Racismo: por que ele faz tantas vítimas?

O racismo ainda existe. Situações de desrespeito que envolvem ‘raça’ ultrapassam séculos. A sociedade evolui em diversos aspectos, contudo, ainda encontra gargalos que levam a retrocessos e não permite cortar ‘raízes culturais’ que não ajudam na evolução igualitária dos povos.

Segundo o doutor em Filosofia – com aperfeiçoamento em Bioética – e professor adjunto do curso de Filosofia da Universidade Estadual do Oeste do Paraná (Unioeste), campus Toledo, Carlos Renato Moiteiro, a filosofia, tal como as demais ciências humanas, procura ao mesmo tempo compreender as bases desses comportamentos e desconstruir seus fundamentos.

“Pensadores e pensadoras contemporâneas como Michel Foucault, Achille Mbembe, Nancy Fraser, Angela Davis e, no Brasil, Lélia González e Sueli Carneiro, dentre tantos outros e outras, dedicaram-se em algum momento à temática do racismo, apontando elementos comuns que hoje são, de certo modo, consenso entre a comunidade científica de uma forma geral”, exemplifica.

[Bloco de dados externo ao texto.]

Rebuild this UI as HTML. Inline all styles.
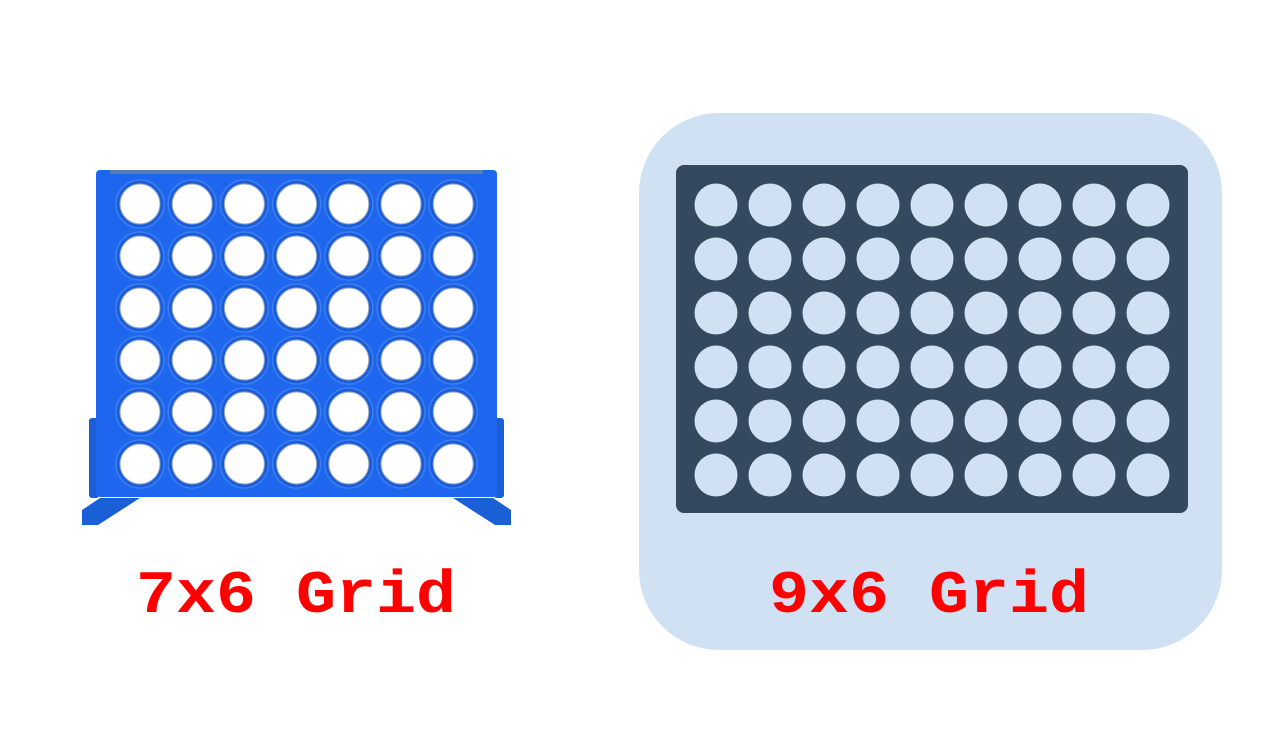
<!DOCTYPE html>
<html><head><meta charset="utf-8"><style>
html,body{margin:0;padding:0;background:#fff;}
body{width:1272px;height:755px;position:relative;overflow:hidden;}
svg{position:absolute;left:0;top:0;}
text{font-family:"Liberation Mono",monospace;font-weight:bold;fill:#ff0000;}
</style></head><body>
<svg width="1272" height="755" viewBox="0 0 1272 755">
  <g>
    <rect x="89" y="418" width="10" height="80" rx="3" fill="#1a5fd6"/>
    <rect x="494" y="418" width="10" height="80" rx="3" fill="#1a5fd6"/>
    <polygon points="82,525 98,525 140,498 100,498 82,510" fill="#1a5fd6"/>
    <polygon points="511,525 495,525 453,498 493,498 511,510" fill="#1a5fd6"/>
    <rect x="96" y="170" width="401" height="327" rx="4" fill="#1f66ee"/>
    <rect x="110" y="170" width="373" height="4" fill="#5a7bb5"/>
    <g id="holesA"></g>
  </g>
  <text x="296" y="612" font-size="60" text-anchor="middle" textLength="320" lengthAdjust="spacingAndGlyphs">7x6 Grid</text>
  <g>
    <rect x="639" y="113" width="583" height="537" rx="80" fill="#cfe1f2"/>
    <rect x="676" y="165" width="512" height="348" rx="8" fill="#34495e"/>
    <g id="holesB"></g>
  </g>
  <text x="929" y="612" font-size="60" text-anchor="middle" textLength="320" lengthAdjust="spacingAndGlyphs">9x6 Grid</text>
</svg>
<script>
const colsA = 7, rowsA = 6, colsB = 9, rowsB = 6;
const NS = "http://www.w3.org/2000/svg";
const gA = document.getElementById('holesA');
for (let r = 0; r < rowsA; r++) for (let c = 0; c < colsA; c++) {
  const cx = 140 + c * 52.2, cy = 204 + r * 52;
  const ring = document.createElementNS(NS, 'circle');
  
  
  ring.setAttribute('cx', cx); ring.setAttribute('cy', cy); ring.setAttribute('r', 24);
  ring.setAttribute('fill', '#1a5dd8'); ring.setAttribute('stroke', '#3d7ef0'); ring.setAttribute('stroke-width', '1.5');
  gA.appendChild(ring);
  const h = document.createElementNS(NS, 'circle');
  
  
  h.setAttribute('cx', cx); h.setAttribute('cy', cy); h.setAttribute('r', 20);
  h.setAttribute('fill', '#ffffff'); h.setAttribute('stroke', '#9aa9c4'); h.setAttribute('stroke-width', '1');
  gA.appendChild(h);
}
const gB = document.getElementById('holesB');
for (let r = 0; r < rowsB; r++) for (let c = 0; c < colsB; c++) {
  const h = document.createElementNS(NS, 'circle');
  
  
  h.setAttribute('cx', 716 + c * 54); h.setAttribute('cy', 205 + r * 54); h.setAttribute('r', 21.5);
  h.setAttribute('fill', '#cfe1f2');
  gB.appendChild(h);
}
</script>
</body></html>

O doutor pontua que em primeiro lugar a ideia de uma humanidade dividida em ‘raças’ não tem qualquer respaldo biológico, tendo sido uma construção pseudocientífica europeia do século XIX para justificar a dominação tardia das colônias africanas e asiáticas. “Em segundo lugar, que o racismo é uma construção histórica que antecede e perpassa a escravidão dos povos ameríndios e africanos, pautada no mito de uma ‘raça pura’ forjada cultural e economicamente pela Europa mercantilista, cujas consequências catastróficas são conhecidas na história (mais de 12 milhões de indígenas dizimados e 10 milhões de africanos escravizados em toda a América)”, declara.

O terceiro ponto citado por Moiteiro é que essas feridas persistem abertas numa ideologia de superioridade da população branca de ascendência europeia sobre os demais povos, reforçada pelos discursos totalitaristas do século XX, como o integralismo no Brasil e o nazifascismo na Europa. “E, por fim, que mesmo quando os discursos racistas não aparecem às claras, eles continuam permeando as estruturas da sociedade, na forma da exclusão social e de classe destas populações – aquilo que nós chamamos hoje em dia de ‘racismo estrutural’”.

FERIDAS ABERTAS NA SOCIEDADE – O doutor comenta que não apenas influenciam neste fato a ascendência europeia marcante na imigração regional, como também o período em que estas imigrações aconteceram. Ele acrescenta que tal ascendência trouxe consigo discursos que já estavam, de certa forma, arraigados na sociedade europeia do século XIX, sobretudo a italiana e a germânica.

“Mas há de se considerar também que o racismo não é um marcador social singular tão somente da nossa realidade regional: basta considerar o aumento desses casos nos últimos anos mesmo em regiões de maior diversificação étnica da população, como os estados de São Paulo, Rio de Janeiro, Minas Gerais e mesmo Bahia, para compreender que se trata de feridas abertas em nossa sociedade, devidas sobretudo ao modo de colonização a partir do qual nossa sociedade se constituiu e aos séculos de escravização”, salienta.

COMO MUDAR TUDO ISSO? – Para reverter tais questões, conforme Moiteiro, não basta apenas uma mudança ‘cultural’, por assim dizer, visto que as pessoas que cometem estes crimes sabem de sua gravidade e mesmo assim o cometem. “É preciso garantir a existência de leis mais rígidas para coibir esse tipo de atos (a equiparação recente, pelo governo Lula, entre a injúria racial e o crime de racismo foi um avanço enorme neste sentido, pois muitos crimes permaneciam impunes por serem tratados apenas como injúria), bem como políticas públicas de equidade e equiparação das condições sociais para as populações negras e indígenas para reverter o quadro do racismo estrutural, aliadas a uma educação para a igualdade e a diversidade em todos os níveis, da educação infantil ao ensino superior”, acrescenta.

O professor ainda declara que em parte, estes crimes não são denunciados pela convicção da impunidade que as vítimas carregam consigo. “Mas também porque, devido a este mesmo racismo estrutural, o sistema judiciário e penal brasileiro repetem o comportamento vicioso do discurso racial, quer mediante a exposição da vítima ao invés da garantia de sua proteção, quer pela dificuldade muitas vezes sentida pela vítima de comprovar o ato racista (as câmeras de segurança e celulares hoje em dia têm facilitado esse processo de identificação dos agressores), quer ainda pelo fato de que o próprio sistema é eivado de carga ideológica e muitas vezes dificulta que estes casos avancem nos tribunais, ao passo que a população negra atualmente é o principal alvo do sistema carcerário”, conclui.